The history of The East India Company and coinage dates from 1601, when, with a Royal Charter from Queen Elizabeth I, it’s first ships set sail to the east with cargoes of heavy cloths and £6,000 of specially minted silver coins featuring the emblem of the Queen.
As its reach expanded over the centuries, The Company’s coinage became the foundation of trade across the emerging Empire in the east. The only company to acquire the right to issue its own coins, it created the currency system in India which was to last until Independence in 1947.
Much of its history has been captured in the immortal designs of its coins. These coins tell the story of how a band of merchants created a company that far exceeded the sum of their ambitions, uniting distant markets and building and sustaining an empire.
1601 - 'PORTCULLIS MONEY'
On the instruction of Queen Elizabeth I, The Royal Mint struck £6,000 worth of silver ‘testern’ coins, nicknamed Portcullis Money specifically for The East India Company’s very first voyage in 1601. Loaded on the Company’s ships they were Britain’s first coins struck solely for trade.
1640 - 'MADRAS MINT'
The East India Company established its first mint at Fort St George in the Madras Presidency. It received a grant from the King of Chandragiri to mint under licence in local styles.
1657 - ST HELENA
The East India Company is awarded the right to fortify the Island of St Helena – a vital refuelling port for all EIC ships sailing to the East it was to become an important strategic port for all ships of the British Empire.

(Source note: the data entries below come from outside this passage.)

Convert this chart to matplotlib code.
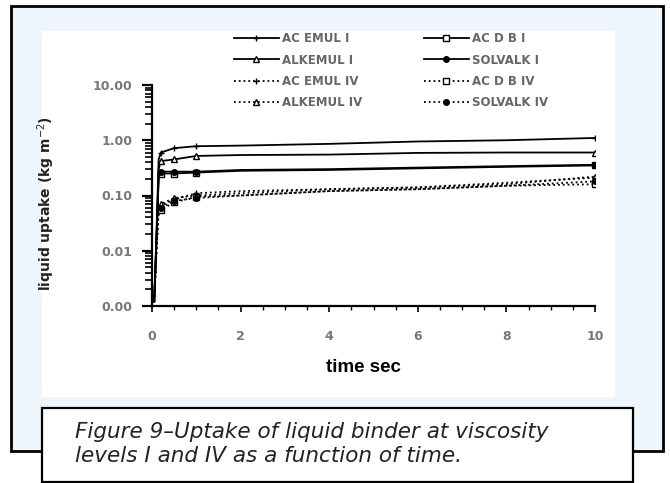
import matplotlib
matplotlib.use("Agg")
import matplotlib.pyplot as plt
from matplotlib.patches import Rectangle
from matplotlib.ticker import LogLocator, FixedLocator, MultipleLocator, FixedFormatter

# ---------------- data ----------------
time_s = [0.05, 0.1, 0.15, 0.2, 0.5, 1, 2, 4, 6, 8, 10]
acemul_1 = [0.0012, 0.02, 0.45, 0.60, 0.72, 0.78, 0.80, 0.86, 0.95, 1.00, 1.10]
acdb_1 = [0.0012, 0.015, 0.20, 0.25, 0.25, 0.26, 0.28, 0.29, 0.31, 0.33, 0.35]
alkemul_1 = [0.0012, 0.015, 0.30, 0.42, 0.45, 0.52, 0.54, 0.55, 0.59, 0.60, 0.60]
solvalk_1 = [0.0012, 0.015, 0.22, 0.27, 0.27, 0.27, 0.29, 0.30, 0.32, 0.34, 0.36]
acemul_4 = [0.0012, 0.01, 0.06, 0.065, 0.085, 0.11, 0.12, 0.13, 0.14, 0.17, 0.21]
acdb_4 = [0.0012, 0.01, 0.05, 0.055, 0.075, 0.095, 0.10, 0.12, 0.13, 0.15, 0.16]
alkemul_4 = [0.0012, 0.01, 0.06, 0.07, 0.09, 0.10, 0.11, 0.13, 0.14, 0.16, 0.22]
solvalk_4 = [0.0012, 0.01, 0.055, 0.06, 0.08, 0.09, 0.10, 0.12, 0.13, 0.15, 0.18]

series_labels = ["AC EMUL I", "AC D B I", "ALKEMUL I", "SOLVALK I",
                 "AC EMUL IV", "AC D B IV", "ALKEMUL IV", "SOLVALK IV"]
y_ticks = [0.001, 0.01, 0.1, 1, 10]
y_ticklabels = ["0.00", "0.01", "0.10", "1.00", "10.00"]
x_ticks = [0, 2, 4, 6, 8, 10]
x_ticklabels = ["0", "2", "4", "6", "8", "10"]

# ---------------- figure ----------------
W, H = 670, 483
fig = plt.figure(figsize=(W / 100, H / 100), dpi=100)
fig.patch.set_facecolor("white")

def fx(px):
    return px / W

def fy(py):
    return 1 - py / H

# outer light-blue panel with black border
fig.add_artist(Rectangle((fx(11), fy(451)), fx(663) - fx(11), fy(6) - fy(451),
                         transform=fig.transFigure, facecolor="#eef5fd",
                         edgecolor="black", linewidth=2.0, zorder=0))
# white chart area
fig.add_artist(Rectangle((fx(42), fy(397)), fx(615) - fx(42), fy(31) - fy(397),
                         transform=fig.transFigure, facecolor="white",
                         edgecolor="none", zorder=0.5))
# caption box
fig.add_artist(Rectangle((fx(42), fy(482)), fx(633) - fx(42), fy(408) - fy(482),
                         transform=fig.transFigure, facecolor="white",
                         edgecolor="black", linewidth=1.6, zorder=0.6))

ax = fig.add_axes([fx(152), fy(306), fx(595) - fx(152), fy(85) - fy(306)])
ax.set_facecolor("none")
ax.set_zorder(2)

mk = [3, 4, 5, 10]
styles = [
    (acemul_1, "+", "black", "-"),
    (acdb_1, "s", "white", "-"),
    (alkemul_1, "^", "white", "-"),
    (solvalk_1, "o", "black", "-"),
    (acemul_4, "+", "black", ":"),
    (acdb_4, "s", "white", ":"),
    (alkemul_4, "^", "white", ":"),
    (solvalk_4, "o", "black", ":"),
]
handles = []
for (vals, m, mfc, ls), lab in zip(styles, series_labels):
    h, = ax.plot(time_s, vals, color="black", linestyle=ls, linewidth=1.3,
                 marker=m, markersize=4, markerfacecolor=mfc,
                 markeredgecolor="black", markeredgewidth=1.0,
                 markevery=mk, label=lab)
    handles.append(h)

ax.set_yscale("log")
ax.set_ylim(0.001, 10)
ax.set_xlim(0, 10)
ax.yaxis.set_major_locator(FixedLocator(y_ticks))
ax.yaxis.set_major_formatter(FixedFormatter(y_ticklabels))
ax.yaxis.set_minor_locator(LogLocator(base=10, subs=range(2, 10)))
ax.xaxis.set_major_locator(FixedLocator(x_ticks))
ax.xaxis.set_major_formatter(FixedFormatter(x_ticklabels))
ax.xaxis.set_minor_locator(MultipleLocator(0.5))

for s in ["top", "right"]:
    ax.spines[s].set_visible(False)
for s in ["left", "bottom"]:
    ax.spines[s].set_linewidth(1.6)

ax.tick_params(axis="y", which="major", direction="out", length=7, width=1.6,
               pad=7, labelsize=9, labelcolor="#777777")
ax.tick_params(axis="y", which="minor", direction="out", length=5, width=1.2)
ax.tick_params(axis="x", which="major", direction="out", length=4, width=1.2,
               pad=13, labelsize=9, labelcolor="#777777")
ax.tick_params(axis="x", which="minor", direction="out", length=3, width=1.0)
for t in ax.get_xticklabels() + ax.get_yticklabels():
    t.set_fontweight("bold")

# legend (row-wise order across two columns)
order = [0, 2, 4, 6, 1, 3, 5, 7]
leg = fig.legend([handles[i] for i in order], [series_labels[i] for i in order],
                 ncol=2, loc="upper left", bbox_to_anchor=(fx(234), fy(32)),
                 frameon=False, fontsize=8.5, handlelength=3.8,
                 handletextpad=0.3, labelspacing=0.72, columnspacing=5.2,
                 borderpad=0, borderaxespad=0)
for t in leg.get_texts():
    t.set_color("#666666")
    t.set_fontweight("bold")

fig.text(fx(46), fy(204), "liquid uptake (kg m$^{-2}$)", rotation=90,
         ha="center", va="center", fontsize=10, fontweight="bold", color="#222222")

fig.text(fx(363), fy(367), "time sec", ha="center", va="center",
         fontsize=13.5, fontweight="bold", family="Liberation Sans", color="black")

fig.text(fx(75), fy(432), "Figure 9\u2013Uptake of liquid binder at viscosity",
         ha="left", va="center", fontsize=15.5, style="italic", color="#222222")
fig.text(fx(75), fy(456), "levels I and IV as a function of time.",
         ha="left", va="center", fontsize=15.5, style="italic", color="#222222")

fig.savefig("out.png", dpi=100)
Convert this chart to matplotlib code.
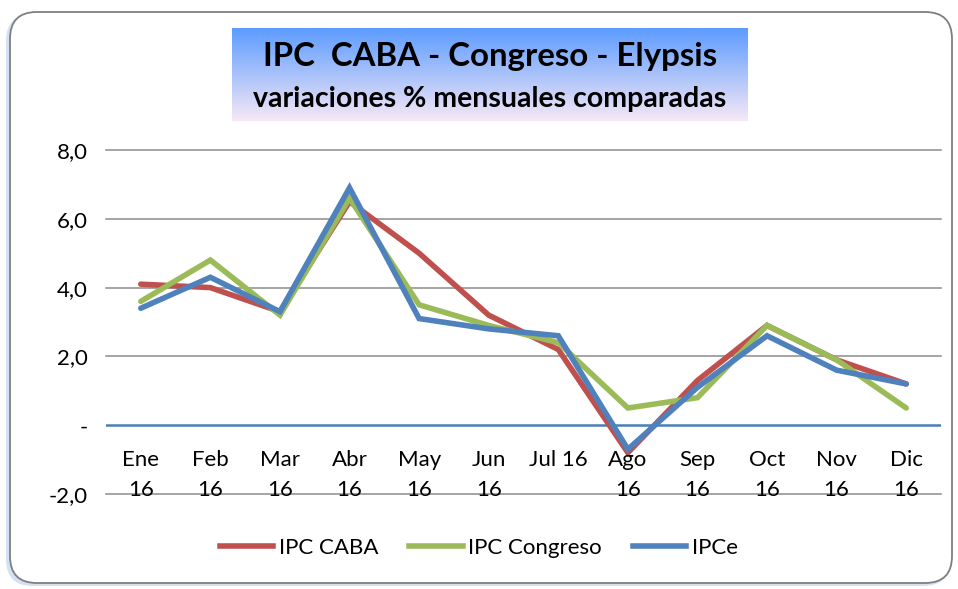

1663 - FIRST GUINEA STRUCK
Weighing 0.27 troy ounces, with a nominal value of £1, over the next 150 years, the Guinea was the main gold coin circulating in Britain and its Vast Empire travelling the world on The East India Company ships.
1671 - MOSES MOCATTA MOVES TO LONDON
Moses Mocatta moves from Amsterdam to London, establishing the oldest member of the London bullion market Mocatta & Goldsmid (now Bank of Nova Scotia).
1672 - 'BOMBAY MINT'
One of the oldest mints in India, the first mint in Bombay was set up by The East India Company’s Governor Gerald Aungier, for the coinage of rupees, pies and bajruks and the first Bombay Mint rupee was coined in 1672. It remains today as the India Government Mint in Mumbai
1676 MOCATTA EIC PARTNERSHIP
Mocatta used the East India Company and formed a partnership shipping gold to India. EIC gold leads to the building of purpose built vault in the Bank of England, establishing London as on of the world’s leading bullion markets.
1717 -THE COMPANY'S FIRST BOMBAY RUPEE
Emperor Farrikhsiyar granted the Company the right to mint the first East India Company rupee coins in the Mughal style. These Mughal style rupee coins were struck at the Bombay Mint from 1717 until the unification of coinage in India in 1835.
1757 - CALCUTTA MINT
The East India Company establishes the Calcutta mint following the Battle of Plassey, securing from the Nawab of Benghal the authority to strike gold and silver coins at their own mint in the style of the local issues from Murshidabad.
1765 – 'SICCAS' AND 'MOHURS'
Emperor Shah Alam II appoints the East India Company as the Diwani of Bengal, Bihar and Orissa – the right to collect revenue and settle civil judicial cases - and the Calcutta Mint begins striking coins under its own authority.
1807 - MODERNISING THE MADRIS
New machinery from introduced new machinery and started to mint machine struck coins including mohur and rupee and copper cash in the European style and large quantities.
1821 - ST HELENA HALF PENNY
The first local coins are introduced to St Helena, over 700.000 coins were produced in Birmingham to be shipped to St Helena. Intended for use by the local population, greatly increased following the exile of Napoleon to the island, they arrived after he had died and most of the garrison had left.
King William IV introduces a Uniform coinage across all the colonies. In India, The East India Company adopts the gold Mohur as its principle gold coin along with the silver rupee and copper annas. Each coin featured the effigy of the King on the obverse.
1840 - QUEEN VICTORIA MOHUR
Following the death of King William in 1837, making his niece Victoria Queen. By 1840 the Mohur was issued with her effigy along with copper annas, pice, and rupees.
1874 - THE COMPANY IS DISSOLVED
The Crown directly appoints the governor-general, or viceroy in India. The Company itself was formally dissolved by Act of Parliament in 1874. Thus began the British Raj, direct imperial rule of India by the British state.
2010 - THE EAST INDIA COMPANY IS REBORN
The East India Company is re-established as a luxury multi-faceted brand once again trading in tea, coffees and fine foods. To celebrate The Company mints a limited edition series of Gold Mohur medals featuring the iconic Lion and Palm Tree design, minted by The Royal Mint
2012 - THE EAST INDIA COMPANY MINTS COINS ONCE AGAIN
The East India Company issues its very first Mohur and Guinea coins in partnership with the Issuing Authority of St Helena and with the Royal Approval of Queen Elizabeth II in extremely limited numbers.